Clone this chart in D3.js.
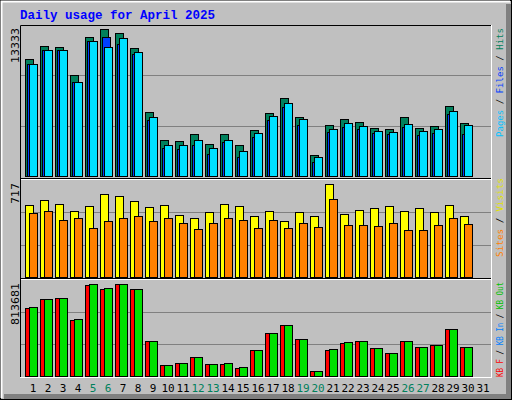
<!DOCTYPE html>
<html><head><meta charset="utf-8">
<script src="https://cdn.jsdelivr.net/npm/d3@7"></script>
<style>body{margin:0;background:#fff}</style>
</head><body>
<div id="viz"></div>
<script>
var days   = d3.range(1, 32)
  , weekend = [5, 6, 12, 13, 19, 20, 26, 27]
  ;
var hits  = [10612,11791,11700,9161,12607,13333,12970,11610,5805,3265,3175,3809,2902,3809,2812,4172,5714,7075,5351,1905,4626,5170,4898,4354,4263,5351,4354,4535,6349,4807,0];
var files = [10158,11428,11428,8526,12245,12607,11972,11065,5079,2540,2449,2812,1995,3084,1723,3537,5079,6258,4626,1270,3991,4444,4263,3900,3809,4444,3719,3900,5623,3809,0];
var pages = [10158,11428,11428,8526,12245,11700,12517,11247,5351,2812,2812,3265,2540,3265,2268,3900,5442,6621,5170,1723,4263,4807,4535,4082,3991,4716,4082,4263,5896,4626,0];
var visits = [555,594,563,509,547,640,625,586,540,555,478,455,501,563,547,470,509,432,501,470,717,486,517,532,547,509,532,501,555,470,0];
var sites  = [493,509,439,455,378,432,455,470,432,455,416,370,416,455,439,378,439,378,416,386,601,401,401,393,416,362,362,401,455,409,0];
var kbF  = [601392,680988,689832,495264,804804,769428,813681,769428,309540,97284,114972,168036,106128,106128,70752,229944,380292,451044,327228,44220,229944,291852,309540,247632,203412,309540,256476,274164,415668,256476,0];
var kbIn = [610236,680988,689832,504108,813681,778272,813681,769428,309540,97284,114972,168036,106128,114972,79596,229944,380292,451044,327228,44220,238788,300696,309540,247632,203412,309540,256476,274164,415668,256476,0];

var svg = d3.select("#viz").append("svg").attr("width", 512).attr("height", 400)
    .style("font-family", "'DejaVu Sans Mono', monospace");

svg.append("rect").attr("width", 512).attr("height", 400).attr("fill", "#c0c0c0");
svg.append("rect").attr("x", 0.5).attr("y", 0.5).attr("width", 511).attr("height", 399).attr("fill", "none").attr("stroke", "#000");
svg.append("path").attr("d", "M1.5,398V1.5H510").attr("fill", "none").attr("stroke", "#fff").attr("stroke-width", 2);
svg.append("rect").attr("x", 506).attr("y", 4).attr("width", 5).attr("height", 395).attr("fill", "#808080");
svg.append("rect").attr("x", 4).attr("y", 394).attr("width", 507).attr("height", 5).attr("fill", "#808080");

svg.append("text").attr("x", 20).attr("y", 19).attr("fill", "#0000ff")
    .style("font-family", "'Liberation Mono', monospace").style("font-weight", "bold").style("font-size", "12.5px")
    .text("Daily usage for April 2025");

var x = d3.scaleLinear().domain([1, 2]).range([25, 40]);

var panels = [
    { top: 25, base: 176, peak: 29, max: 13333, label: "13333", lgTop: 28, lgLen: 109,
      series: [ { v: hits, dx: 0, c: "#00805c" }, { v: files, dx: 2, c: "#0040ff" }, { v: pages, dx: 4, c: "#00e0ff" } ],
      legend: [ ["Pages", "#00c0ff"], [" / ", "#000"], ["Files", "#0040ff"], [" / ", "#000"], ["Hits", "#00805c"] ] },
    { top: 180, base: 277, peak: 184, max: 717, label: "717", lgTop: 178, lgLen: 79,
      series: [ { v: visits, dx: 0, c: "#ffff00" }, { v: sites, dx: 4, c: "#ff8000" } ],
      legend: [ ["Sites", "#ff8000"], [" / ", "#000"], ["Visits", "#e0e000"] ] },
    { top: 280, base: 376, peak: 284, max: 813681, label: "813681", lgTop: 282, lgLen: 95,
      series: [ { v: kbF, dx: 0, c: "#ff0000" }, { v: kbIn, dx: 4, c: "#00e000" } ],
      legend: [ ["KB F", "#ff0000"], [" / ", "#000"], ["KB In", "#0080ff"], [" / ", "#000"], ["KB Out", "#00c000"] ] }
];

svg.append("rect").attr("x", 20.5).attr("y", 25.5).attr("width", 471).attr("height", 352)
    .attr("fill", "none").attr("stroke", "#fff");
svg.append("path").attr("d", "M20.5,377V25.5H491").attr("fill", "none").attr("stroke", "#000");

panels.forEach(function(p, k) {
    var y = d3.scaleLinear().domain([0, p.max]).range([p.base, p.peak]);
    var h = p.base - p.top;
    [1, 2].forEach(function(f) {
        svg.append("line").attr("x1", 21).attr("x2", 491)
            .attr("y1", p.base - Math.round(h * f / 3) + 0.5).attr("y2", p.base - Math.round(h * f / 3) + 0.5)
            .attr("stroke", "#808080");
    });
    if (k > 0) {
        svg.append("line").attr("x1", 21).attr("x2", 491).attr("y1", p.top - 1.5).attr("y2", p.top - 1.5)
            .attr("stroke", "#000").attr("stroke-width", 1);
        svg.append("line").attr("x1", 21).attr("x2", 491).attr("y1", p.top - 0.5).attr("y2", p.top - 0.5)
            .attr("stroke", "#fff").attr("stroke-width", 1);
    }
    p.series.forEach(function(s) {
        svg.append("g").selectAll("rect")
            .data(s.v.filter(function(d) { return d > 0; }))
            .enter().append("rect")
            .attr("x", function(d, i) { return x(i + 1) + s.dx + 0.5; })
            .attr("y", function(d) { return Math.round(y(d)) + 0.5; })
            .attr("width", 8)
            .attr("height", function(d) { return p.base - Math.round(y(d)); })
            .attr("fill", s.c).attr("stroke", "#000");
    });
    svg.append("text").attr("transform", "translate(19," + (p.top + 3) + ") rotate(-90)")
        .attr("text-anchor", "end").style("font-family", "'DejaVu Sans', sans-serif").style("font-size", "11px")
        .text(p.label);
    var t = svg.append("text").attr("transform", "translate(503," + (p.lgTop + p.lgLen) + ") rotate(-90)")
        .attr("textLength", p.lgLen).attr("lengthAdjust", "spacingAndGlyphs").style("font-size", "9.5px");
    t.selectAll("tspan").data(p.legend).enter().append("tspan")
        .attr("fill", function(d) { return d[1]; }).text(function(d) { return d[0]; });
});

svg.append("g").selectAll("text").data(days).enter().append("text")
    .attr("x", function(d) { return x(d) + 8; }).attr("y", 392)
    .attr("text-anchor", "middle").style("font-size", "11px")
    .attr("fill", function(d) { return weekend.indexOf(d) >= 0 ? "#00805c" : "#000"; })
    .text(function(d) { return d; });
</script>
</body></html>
---
__Instructions for the task__
Return all of the data exactly as written, and drop the pictures.

__Finished task__
Clone this chart in D3.js.
<!DOCTYPE html>
<html><head><meta charset="utf-8">
<script src="https://cdn.jsdelivr.net/npm/d3@7"></script>
<style>body{margin:0;background:#fff}</style>
</head><body>
<div id="viz"></div>
<script>
var days   = d3.range(1, 32)
  , weekend = [5, 6, 12, 13, 19, 20, 26, 27]
  ;
var hits  = [10612,11791,11700,9161,12607,13333,12970,11610,5805,3265,3175,3809,2902,3809,2812,4172,5714,7075,5351,1905,4626,5170,4898,4354,4263,5351,4354,4535,6349,4807,0];
var files = [10158,11428,11428,8526,12245,12607,11972,11065,5079,2540,2449,2812,1995,3084,1723,3537,5079,6258,4626,1270,3991,4444,4263,3900,3809,4444,3719,3900,5623,3809,0];
var pages = [10158,11428,11428,8526,12245,11700,12517,11247,5351,2812,2812,3265,2540,3265,2268,3900,5442,6621,5170,1723,4263,4807,4535,4082,3991,4716,4082,4263,5896,4626,0];
var visits = [555,594,563,509,547,640,625,586,540,555,478,455,501,563,547,470,509,432,501,470,717,486,517,532,547,509,532,501,555,470,0];
var sites  = [493,509,439,455,378,432,455,470,432,455,416,370,416,455,439,378,439,378,416,386,601,401,401,393,416,362,362,401,455,409,0];
var kbF  = [601392,680988,689832,495264,804804,769428,813681,769428,309540,97284,114972,168036,106128,106128,70752,229944,380292,451044,327228,44220,229944,291852,309540,247632,203412,309540,256476,274164,415668,256476,0];
var kbIn = [610236,680988,689832,504108,813681,778272,813681,769428,309540,97284,114972,168036,106128,114972,79596,229944,380292,451044,327228,44220,238788,300696,309540,247632,203412,309540,256476,274164,415668,256476,0];

var svg = d3.select("#viz").append("svg").attr("width", 512).attr("height", 400)
    .style("font-family", "'DejaVu Sans Mono', monospace");

svg.append("rect").attr("width", 512).attr("height", 400).attr("fill", "#c0c0c0");
svg.append("rect").attr("x", 0.5).attr("y", 0.5).attr("width", 511).attr("height", 399).attr("fill", "none").attr("stroke", "#000");
svg.append("path").attr("d", "M1.5,398V1.5H510").attr("fill", "none").attr("stroke", "#fff").attr("stroke-width", 2);
svg.append("rect").attr("x", 506).attr("y", 4).attr("width", 5).attr("height", 395).attr("fill", "#808080");
svg.append("rect").attr("x", 4).attr("y", 394).attr("width", 507).attr("height", 5).attr("fill", "#808080");

svg.append("text").attr("x", 20).attr("y", 19).attr("fill", "#0000ff")
    .style("font-family", "'Liberation Mono', monospace").style("font-weight", "bold").style("font-size", "12.5px")
    .text("Daily usage for April 2025");

var x = d3.scaleLinear().domain([1, 2]).range([25, 40]);

var panels = [
    { top: 25, base: 176, peak: 29, max: 13333, label: "13333", lgTop: 28, lgLen: 109,
      series: [ { v: hits, dx: 0, c: "#00805c" }, { v: files, dx: 2, c: "#0040ff" }, { v: pages, dx: 4, c: "#00e0ff" } ],
      legend: [ ["Pages", "#00c0ff"], [" / ", "#000"], ["Files", "#0040ff"], [" / ", "#000"], ["Hits", "#00805c"] ] },
    { top: 180, base: 277, peak: 184, max: 717, label: "717", lgTop: 178, lgLen: 79,
      series: [ { v: visits, dx: 0, c: "#ffff00" }, { v: sites, dx: 4, c: "#ff8000" } ],
      legend: [ ["Sites", "#ff8000"], [" / ", "#000"], ["Visits", "#e0e000"] ] },
    { top: 280, base: 376, peak: 284, max: 813681, label: "813681", lgTop: 282, lgLen: 95,
      series: [ { v: kbF, dx: 0, c: "#ff0000" }, { v: kbIn, dx: 4, c: "#00e000" } ],
      legend: [ ["KB F", "#ff0000"], [" / ", "#000"], ["KB In", "#0080ff"], [" / ", "#000"], ["KB Out", "#00c000"] ] }
];

svg.append("rect").attr("x", 20.5).attr("y", 25.5).attr("width", 471).attr("height", 352)
    .attr("fill", "none").attr("stroke", "#fff");
svg.append("path").attr("d", "M20.5,377V25.5H491").attr("fill", "none").attr("stroke", "#000");

panels.forEach(function(p, k) {
    var y = d3.scaleLinear().domain([0, p.max]).range([p.base, p.peak]);
    var h = p.base - p.top;
    [1, 2].forEach(function(f) {
        svg.append("line").attr("x1", 21).attr("x2", 491)
            .attr("y1", p.base - Math.round(h * f / 3) + 0.5).attr("y2", p.base - Math.round(h * f / 3) + 0.5)
            .attr("stroke", "#808080");
    });
    if (k > 0) {
        svg.append("line").attr("x1", 21).attr("x2", 491).attr("y1", p.top - 1.5).attr("y2", p.top - 1.5)
            .attr("stroke", "#000").attr("stroke-width", 1);
        svg.append("line").attr("x1", 21).attr("x2", 491).attr("y1", p.top - 0.5).attr("y2", p.top - 0.5)
            .attr("stroke", "#fff").attr("stroke-width", 1);
    }
    p.series.forEach(function(s) {
        svg.append("g").selectAll("rect")
            .data(s.v.filter(function(d) { return d > 0; }))
            .enter().append("rect")
            .attr("x", function(d, i) { return x(i + 1) + s.dx + 0.5; })
            .attr("y", function(d) { return Math.round(y(d)) + 0.5; })
            .attr("width", 8)
            .attr("height", function(d) { return p.base - Math.round(y(d)); })
            .attr("fill", s.c).attr("stroke", "#000");
    });
    svg.append("text").attr("transform", "translate(19," + (p.top + 3) + ") rotate(-90)")
        .attr("text-anchor", "end").style("font-family", "'DejaVu Sans', sans-serif").style("font-size", "11px")
        .text(p.label);
    var t = svg.append("text").attr("transform", "translate(503," + (p.lgTop + p.lgLen) + ") rotate(-90)")
        .attr("textLength", p.lgLen).attr("lengthAdjust", "spacingAndGlyphs").style("font-size", "9.5px");
    t.selectAll("tspan").data(p.legend).enter().append("tspan")
        .attr("fill", function(d) { return d[1]; }).text(function(d) { return d[0]; });
});

svg.append("g").selectAll("text").data(days).enter().append("text")
    .attr("x", function(d) { return x(d) + 8; }).attr("y", 392)
    .attr("text-anchor", "middle").style("font-size", "11px")
    .attr("fill", function(d) { return weekend.indexOf(d) >= 0 ? "#00805c" : "#000"; })
    .text(function(d) { return d; });
</script>
</body></html>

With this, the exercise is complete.